**To be done:** Report, as a bare number, how many lines contain the string "this".

Plotting code records:
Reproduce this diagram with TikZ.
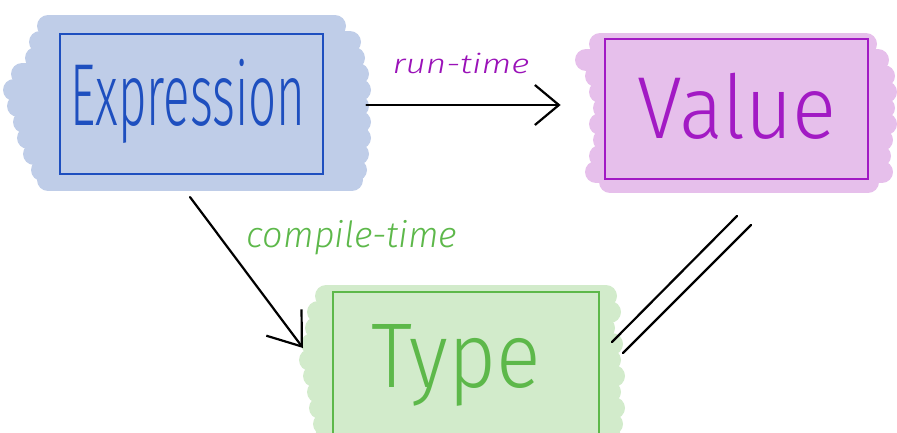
\documentclass[tikz,border=0pt]{standalone}
\usepackage{fontspec}
\setmainfont{Fira Sans Light}
\usetikzlibrary{arrows.meta}
\definecolor{bluefill}{HTML}{BFCDE8}
\definecolor{blueline}{HTML}{1E4FBF}
\definecolor{purplefill}{HTML}{E6BFEB}
\definecolor{purpleline}{HTML}{A21AC4}
\definecolor{greenfill}{HTML}{D2EBCB}
\definecolor{greenline}{HTML}{5DB84A}
\definecolor{runcol}{HTML}{9A12B8}
\definecolor{compcol}{HTML}{5DB84A}
\tikzset{
  brush/.style={line width=22pt, line cap=round},
  boxnode/.style={draw, line width=2.8pt, rectangle, inner sep=0pt},
  bigtext/.style={anchor=base, inner sep=0pt, font=\fontsize{88}{88}\selectfont},
  labeltext/.style={anchor=base, inner sep=0pt},
  conn/.style={line width=2.2pt, black, line cap=round},
}
\begin{document}
\begin{tikzpicture}[x=1pt,y=-1pt]
\useasboundingbox (0,0) rectangle (897,432);
\clip (0,0) rectangle (897,432);
% Expression blob
\fill[bluefill] (48,26) rectangle (335,180);
\foreach \y/\a/\b in {26/48/335, 42/40/350, 58/36/354, 74/22/358, 90/14/360, 106/18/358, 122/24/360, 138/28/360, 154/34/358, 170/42/356, 180/48/352}
  \draw[brush, bluefill] (\a,\y) -- (\b,\y);
% Value blob
\fill[purplefill] (610,44) rectangle (866,182);
\foreach \y/\a/\b in {44/600/866, 60/586/878, 76/596/884, 92/600/886, 108/604/884, 124/600/886, 140/604/882, 156/600/880, 172/596/882, 182/610/868}
  \draw[brush, purplefill] (\a,\y) -- (\b,\y);
% Type blob
\fill[greenfill] (326,296) rectangle (604,440);
\foreach \y/\a/\b in {296/326/606, 312/318/610, 328/316/604, 344/312/612, 360/310/610, 376/314/614, 392/318/610, 408/320/614, 424/324/612, 440/324/612}
  \draw[brush, greenfill] (\a,\y) -- (\b,\y);

% boxes
\node[boxnode, blueline, minimum width=263pt, minimum height=140pt] (expr) at (191.5,104) {};
\node[boxnode, purpleline, minimum width=263pt, minimum height=140pt] (val) at (736.5,109) {};
\node[boxnode, greenline, minimum width=266pt, minimum height=143pt] (type) at (466,363.5) {};

% texts
\node[bigtext, blueline] (exprtext) at (188,125) {\scalebox{0.56}[1]{Expression}};
\node[bigtext, purpleline] (valtext) at (737,138) {\scalebox{0.93}[1]{Value}};
\node[bigtext, greenline, font=\fontsize{92}{92}\selectfont] (typetext) at (456,387) {\scalebox{0.9}[1]{Type}};

% connectors
\coordinate (rtstart) at ([xshift=42pt]expr.east);
\coordinate (rtend) at ([xshift=-43pt]val.west);
\draw[conn, -{Straight Barb[length=24pt,width=40pt,line width=2.2pt]}] (rtstart |- 0,105) -- (rtend |- 0,105);
\node[labeltext, runcol, font=\itshape\fontsize{27}{27}\selectfont] (rtlabel) at (461,73) {\scalebox{1.3}[1]{run-time}};

\coordinate (ctstart) at (190,197);
\coordinate (ctend) at (303,348);
\draw[conn, -{Straight Barb[length=30pt,width=44pt,line width=2.2pt]}] (ctstart) -- (ctend);
\node[labeltext, compcol, font=\itshape\fontsize{36}{36}\selectfont] (ctlabel) at (352,247) {compile-time};

% equality
\coordinate (eqa1) at (737,216);
\coordinate (eqa2) at (612,342);
\coordinate (eqb1) at (751,225);
\coordinate (eqb2) at (623,353);
\draw[conn] (eqa1) -- (eqa2);
\draw[conn] (eqb1) -- (eqb2);
\end{tikzpicture}
\end{document}
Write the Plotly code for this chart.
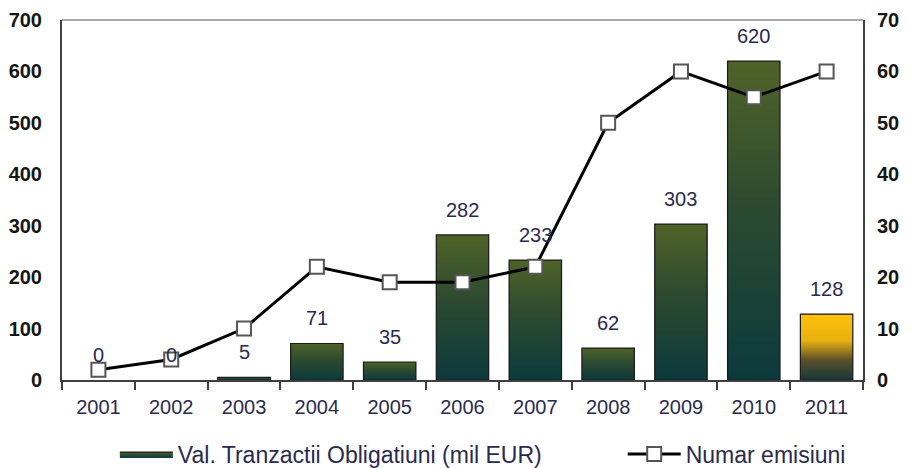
import plotly.graph_objects as go

years = ["2001", "2002", "2003", "2004", "2005", "2006", "2007", "2008", "2009", "2010", "2011"]
val_tranzactii = [0, 0, 5, 71, 35, 282, 233, 62, 303, 620, 128]
numar_emisiuni = [2, 4, 10, 22, 19, 19, 22, 50, 60, 55, 60]

bar_name = "Val. Tranzactii Obligatiuni (mil EUR)"
line_name = "Numar emisiuni"

FONT = "Arial, Liberation Sans, sans-serif"
TXT = "#2a2a50"
FS = 20
LFS = 23
BAR_W = 0.72
green_scale = [[0, "#0b3a3c"], [0.55, "#2d4a30"], [1, "#4f6328"]]
gold_scale = [[0, "#16383a"], [0.3, "#5a4f2a"], [0.6, "#e8b010"], [1, "#ffc20a"]]

xs = list(range(len(years)))
fig = go.Figure()

# base bar trace (data carrier)
fig.add_trace(go.Bar(
    x=xs, y=val_tranzactii, width=BAR_W, name=bar_name,
    marker=dict(color="#2d4a30", line=dict(width=0)),
    showlegend=False, yaxis="y",
))

# gradient-filled bars drawn over the base bars
first = True
for i, v in enumerate(val_tranzactii):
    if v <= 0:
        continue
    scale = gold_scale if i == len(years) - 1 else green_scale
    fig.add_trace(go.Scatter(
        x=[i - BAR_W / 2, i - BAR_W / 2, i + BAR_W / 2, i + BAR_W / 2, i - BAR_W / 2],
        y=[0, v, v, 0, 0],
        mode="lines", fill="toself",
        fillgradient=dict(type="vertical", colorscale=scale),
        line=dict(color="#1a1a1a", width=1.2),
        name=bar_name, legendgroup="bars", showlegend=first, legend="legend",
        hoverinfo="skip", yaxis="y",
    ))
    first = False

fig.add_trace(go.Scatter(
    x=xs, y=numar_emisiuni, name=line_name, yaxis="y2", legend="legend2",
    mode="lines+markers",
    line=dict(color="#000000", width=3),
    marker=dict(symbol="square", size=14, color="white", line=dict(color="#555555", width=2)),
))

for i, v in enumerate(val_tranzactii):
    fig.add_annotation(
        x=i, y=v, xref="x", yref="y", text=str(v), showarrow=False,
        yanchor="bottom", yshift=12,
        font=dict(family=FONT, size=FS, color=TXT),
    )

fig.update_layout(
    width=894, height=460,
    margin=dict(l=54, r=39, t=12, b=88, autoexpand=False),
    paper_bgcolor="white", plot_bgcolor="white",
    font=dict(family=FONT, size=FS, color=TXT),
    xaxis=dict(
        range=[-0.5, len(years) - 0.5],
        tickvals=xs, ticktext=years, ticks="",
        tickfont=dict(size=FS, color=TXT), ticklabelstandoff=8,
        showgrid=False, zeroline=False, automargin=False,
        showline=True, linecolor="#404040", linewidth=2,
        minor=dict(tickvals=[i - 0.5 for i in xs] + [xs[-1] + 0.5], ticks="outside",
                   ticklen=8, tickwidth=2, tickcolor="#404040"),
    ),
    yaxis=dict(
        range=[0, 700], dtick=100, showgrid=False, zeroline=False, automargin=False,
        showline=True, linecolor="#404040", linewidth=2,
        tickfont=dict(size=FS, color="#151515", weight="bold"),
        ticks="", ticklabelstandoff=14,
    ),
    yaxis2=dict(
        range=[0, 70], dtick=10, overlaying="y", side="right", automargin=False,
        showgrid=False, zeroline=False,
        showline=True, linecolor="#404040", linewidth=2,
        tickfont=dict(size=FS, color="#151515", weight="bold"),
        ticks="", ticklabelstandoff=8,
    ),
    legend=dict(
        orientation="h", x=0.066, xanchor="left", y=-0.206, yanchor="middle",
        font=dict(size=LFS, color=TXT), itemwidth=53,
        bgcolor="rgba(0,0,0,0)",
    ),
    legend2=dict(
        orientation="h", x=0.700, xanchor="left", y=-0.206, yanchor="middle",
        font=dict(size=LFS, color=TXT), itemwidth=53,
        bgcolor="rgba(0,0,0,0)",
    ),
    shapes=[dict(type="line", xref="paper", yref="paper", x0=0, x1=1, y0=1, y1=1,
                 line=dict(color="#a8a8a8", width=2))],
)

fig.write_html("out.html")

**The result:** 2